1.9 Billion Records Breached in First Half of 2017, 122 Records per Second

September 21, 2017 by Paul Ausick

The data breach at credit reporting firm Equifax has grabbed a lot of headlines in the past few weeks, but not even counting the 143 million personally identifiable records exposed in that breach, the number of records exposed globally in the first six months of 2017 totaled more than 1.9 billion.

According to Netherlands-based security firm Gemalto, that equals 10.5 million exposed records every day, 438,000 records every hour, 7,300 records every minute and 122 records every second. The firm reported 918 data breaches, up 13% compared to the final six months of 2016, but the number of breached records rose by 164%, from 721 million in the last half of last year.

Identity theft was the most common type of data breach, and malicious outsiders were the leading source of data breaches in the first half of the year.

Gemalto maintains a database of worldwide data breaches, including the number of breaches, number of data records lost or stolen and data breaches by the source of the breach, type of breach, industry and country or region. From the Breach Level Index database the firm assigns a score based on the number of records breached, the source of the breach and how thieves used the data.

The biggest breach in the first half of 2017 exposed 1.3 billion records when an email marketing firm named River City Media failed properly to protect backups of its billion email accounts, resulting in the exposed data. Gemalto categorized this as a nuisance breach because River City Media is a well-known spammer that sends out as many as a billion emails a day.

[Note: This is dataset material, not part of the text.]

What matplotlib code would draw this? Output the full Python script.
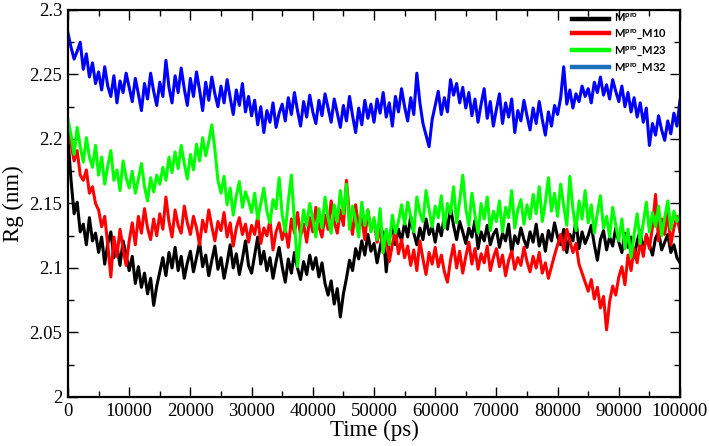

The largest identity theft breach occurred when an outside contractor to the U.S. Republican National Committee accidentally exposed personal data of 198 million U.S. voters by misconfiguring an Amazon Web Services publicly available cloud server.

Excluding the massive data breach at River City Media, the sector with the greatest number of exposed records globally was government with more than 404 million, followed by nearly 60 million exposed by tech firms, 32 million by educational groups and 31 million by health care organizations.

Of the 918 total incidents Gemalto recorded, 88% (808) occurred in North America with 781 in the United states alone. The United Kingdom with 40 incidents and Canada with 26 ranked second and third for number of breaches.